The idea of full employment, a central part of the Keynesian policy package in the post-World War II era, almost disappeared in the post-1980 era. These recent decades have seen generally high unemployment rates, but the financial collapse of 2007-08 and the Great Recession sent unemployment rates close to 10 percent. When underemployed and discouraged workers were added to this number the figure was around 16.5 percent. Today, we are still faced with an unemployment rate of 7.8 percent in the U.S. And the idea of full employment is making a comeback, as reflected in Robert Pollin’s latest book Back to Full Employment.
Mainstream macroeconomic theory is conspicuously poor at explaining unemployment. In a free market setting, involuntary unemployment should be zero–as long as workers accept the market-clearing wage rate, and there are no non-market forces such as minimum wage laws or labor unions pushing the effective wage rate above the market-clearing rate.
Heterodox economic approaches, on the other hand, show that capitalist economic systems structurally produce unemployment. One fundamental function of unemployment is to keep the bargaining power of labor low and bring wages to a level that does not hurt capital’s profitability. On top of this, the threat of unemployment is used as a tool to overwork those who are employed. Low bargaining power of labor also serves to keep the working class in check in general. One problem with full employment from capital’s perspective is that it would empower workers, thus potentially threatening capitalists’ control in the workplace (as well as the pace and direction of economic activity and even political institutions of the society).
There are other dynamics that regularly produce unemployment under capitalism. Capitalists are constantly in competition which each other to create profits by lowering production costs. Increasing the productivity of labor is one way of doing this. Rising productivity produces a redundant working population. Labor-saving technological changes and downsizing are examples of this. When profits are not reinvested so as to create enough jobs for those who are left out by these changes, an increase in unemployment rates will follow.

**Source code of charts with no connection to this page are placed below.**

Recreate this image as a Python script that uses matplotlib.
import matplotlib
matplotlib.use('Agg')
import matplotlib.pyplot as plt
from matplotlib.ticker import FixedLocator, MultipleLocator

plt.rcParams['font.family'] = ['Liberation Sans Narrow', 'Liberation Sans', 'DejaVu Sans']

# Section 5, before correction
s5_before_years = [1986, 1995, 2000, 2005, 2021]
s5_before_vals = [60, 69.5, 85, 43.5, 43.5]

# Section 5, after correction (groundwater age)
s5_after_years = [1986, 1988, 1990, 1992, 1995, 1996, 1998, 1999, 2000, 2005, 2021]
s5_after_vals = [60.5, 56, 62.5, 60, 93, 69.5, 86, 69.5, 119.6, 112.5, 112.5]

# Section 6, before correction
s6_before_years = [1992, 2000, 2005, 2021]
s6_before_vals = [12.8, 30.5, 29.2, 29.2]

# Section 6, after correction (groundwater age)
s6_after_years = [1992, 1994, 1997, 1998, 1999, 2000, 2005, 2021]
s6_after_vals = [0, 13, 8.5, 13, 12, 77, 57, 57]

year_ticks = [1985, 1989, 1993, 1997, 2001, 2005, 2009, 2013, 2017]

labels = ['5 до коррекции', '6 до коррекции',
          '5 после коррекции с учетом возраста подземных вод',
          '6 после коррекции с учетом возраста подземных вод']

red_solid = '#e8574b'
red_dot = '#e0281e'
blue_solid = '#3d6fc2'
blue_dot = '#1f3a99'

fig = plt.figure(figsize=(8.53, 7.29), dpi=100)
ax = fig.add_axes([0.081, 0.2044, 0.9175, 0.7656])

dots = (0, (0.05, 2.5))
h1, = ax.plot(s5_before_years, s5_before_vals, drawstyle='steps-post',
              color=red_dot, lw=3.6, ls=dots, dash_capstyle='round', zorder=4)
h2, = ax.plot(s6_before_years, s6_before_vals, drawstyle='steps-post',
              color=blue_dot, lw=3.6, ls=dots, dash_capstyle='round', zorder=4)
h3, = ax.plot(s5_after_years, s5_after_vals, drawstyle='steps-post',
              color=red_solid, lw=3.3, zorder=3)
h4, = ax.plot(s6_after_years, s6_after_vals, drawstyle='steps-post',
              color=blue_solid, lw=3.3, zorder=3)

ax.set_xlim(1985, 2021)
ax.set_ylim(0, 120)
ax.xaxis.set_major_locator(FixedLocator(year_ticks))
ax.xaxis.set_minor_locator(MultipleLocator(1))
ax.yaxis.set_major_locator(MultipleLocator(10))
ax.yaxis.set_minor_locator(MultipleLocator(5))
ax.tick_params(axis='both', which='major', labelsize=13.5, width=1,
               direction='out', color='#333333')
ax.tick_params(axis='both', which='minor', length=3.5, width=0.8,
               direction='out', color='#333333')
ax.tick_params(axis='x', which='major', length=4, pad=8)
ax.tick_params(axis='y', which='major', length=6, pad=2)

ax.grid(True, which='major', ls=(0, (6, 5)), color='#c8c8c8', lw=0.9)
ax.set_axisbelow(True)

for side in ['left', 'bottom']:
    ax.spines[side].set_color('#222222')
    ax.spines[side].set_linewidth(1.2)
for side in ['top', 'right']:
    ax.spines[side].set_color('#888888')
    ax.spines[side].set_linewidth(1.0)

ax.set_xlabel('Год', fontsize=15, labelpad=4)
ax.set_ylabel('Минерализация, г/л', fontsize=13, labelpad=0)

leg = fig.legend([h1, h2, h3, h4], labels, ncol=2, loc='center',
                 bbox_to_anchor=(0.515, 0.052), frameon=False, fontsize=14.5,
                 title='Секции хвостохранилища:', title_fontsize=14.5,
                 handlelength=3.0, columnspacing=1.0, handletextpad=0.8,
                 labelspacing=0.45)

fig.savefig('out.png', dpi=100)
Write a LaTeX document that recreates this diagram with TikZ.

In the last 30 years, financialization has also become a factor that both produces unemployment and undermines workers’ overall living standards. In the era of financialization, the prioritization of the idea of “shareholder value” led to a focus on short term profitability and increased payments to the financial markets. Increased pressure from financial markets and institutions on corporations encouraged massive layoffs, outsourcing, production transfers, and plant closures. In most cases this meant a decline in employment, wages, or benefits, and at times all of them. The relatively low rate of investment, partly caused by financialization, became another reason for the deficit job creation. Moreover, the rise of private equity funds, especially in the 2000s, led to takeovers of firms for the purpose of restructuring. In this restructuring process jobs, health and retirement benefits and other commitments were seen as first costs to be eliminated.
Thus, whether the power of finance can be brought under more control becomes one of the significant issues, together with other structural and political causes of unemployment under capitalism, when thinking about the possibility of sound employment policies.